Which brings us to the fall into sin. Earlier, sometime between God’s creating the angels and His creating the world, one angel, Lucifer, which means the Light Bearer, or Satan as he has become known, rebelled against God. Perhaps he thought himself to be on par with his Creator and so God created hell for Satan and cast him out of heaven. However, for whatever reason, only God knows, He still allowed Satan to roam about, seeking someone to devour.
Satan took the form of one of God’s creatures, a serpent, and according to the text, the serpent was not what it is today, but Satan taking the form a of a serpent tempted Eve and in tempting Eve he also tempted Adam who was standing right beside Eve watching the whole series of events as they unfolded. Satan tempted Eve to doubt God, to believe that God was holding back from her, as it would seem he believed about God prior to his own rebellion. Satan tempted Eve to believe she could be like God herself.
Eve believed Satan, and why should she not believe, after all she only knew good. She did not yet know evil and lying. Eve believed Satan and doubted God and ate of the forbidden fruit, she also gave some to her husband Adam who also ate thus he too disobeyed and sinned. Adam had been created first and so he was the one in authority, the one who was responsible in this whole scenario. We call this the order of creation, that is that God created Adam first and so God would hold him accountable. This order of creation has never been negated and is still in effect in our world today. Adam’s disobedience began with the fact that he did not step in and send Satan off in the first place. Like many men and husbands in our world today, Adam shirked his responsibility. And fortunately or unfortunately, none of these events escaped God.
God knew what had happened. He knew Eve and Adam had been disobedient and so being a just God He entered the scene to disperse justice, which came in the form of a curse. God came walking through the Garden and He came calling for Adam. Adam where are you? It was Adam who was in charge as He was created first and so God calls him to account for his actions and the actions of his wife, Eve. Of course, Adam does what most men do today, he passes the buck and blames his wife, Eve and truly even blames God Himself for having put the woman in the Garden with him. Eve blames the serpent and so the buck is passed on.

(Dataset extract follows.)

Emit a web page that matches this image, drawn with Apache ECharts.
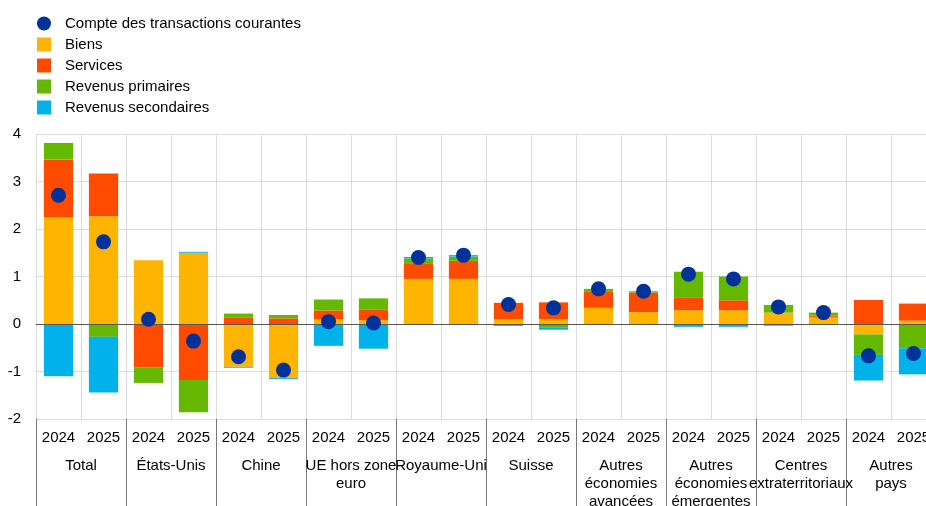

God is God and so He cannot be deceived. God knows what has happened and now He must deal out the just punishment, which was promised, death. The curse which is inflicted on all creation is that Adam will now have to work hard, because thorns and thistles will grow and stifle his gardening. Eve will have pain in her most joyous experience, childbirth, and she will continue to struggle with her husband, seeking to usurp his authority. And the serpent will be changed so that now he will have to slither on the ground and eat dust.
Yet, God being not only just but also being a merciful God, He also gives a promise, even the greatest promise, that is that He will fix what man has broke. Man has broken his relationship, his perfect relationship with God and now only God can fix that relationship and His promise is that He will.
God’s promise is to send a Savior, a Messiah, One who would take care of the punishment inflicted on those who disobeyed and ate of the forbidden fruit, that is One who would die. God’s promise is, “I will put enmity between you and the woman, and between your offspring and her offspring; he shall bruise your head, and you shall bruise his heel.” God’s promise is that He would send a substitute to take the place and the punishment for His people. A substitute means someone who is like the one being substituted. In other words, the substitute for human beings will be a human being, thus an offspring of the woman. In order for this substitute to be a substitute, however, He must also be perfect, having no sin of His own, thus He would also have to be truly God, because only God is or can be perfect. Finally, this substitute, in order to complete His substitutionary act, must not only die, suffering a bruising death, physical and eternal spiritual death, hell, but He will also have to defeat Satan, with a complete defeat.
Notice that God’s promise to Adam and Eve came before they had any children, which means this promise was made before there was a Jew or Gentile and so His promise was for all people, of all places, of all times, you and me included.
As Lent begins we are reminded once again, as we are or at least should be reminded every year, of our part in Jesus’ suffering and death. It was not only because of Adam and Eve’s sin, not only because the earth has been cursed, not only because we are conceived and born in sin, but also because of our own actual sins, sins we commit, sins of commission and sins of failing or omitting to do as we should, sins of omission, that Jesus had to come and die to pay the price for our sins.
Even before God began creation, He knew what was going to happen. Even before God began creation, He could look through time and He could see us, you and me, we call this God’s foreknowledge, that He knows all things even before they happen. Because of His great love for us, for you and for me, He set into motion, not only creation, but also our redemption. Yes, you and I put Jesus on the cross. Yet, He went to the cross willingly because of His great love for us. At our Baptism He put faith in our hearts and made us His children. As we confess our sins and hear His words of absolution, as we hear His Holy Word read and proclaimed, as we partake of His body and blood in His Holy Supper, we are strengthened in our faith, we participate in His life, death and resurrection, and we are given His robes of righteousness. And all we can do is rejoice and give Him thanks, for Jesus’ sake. Amen.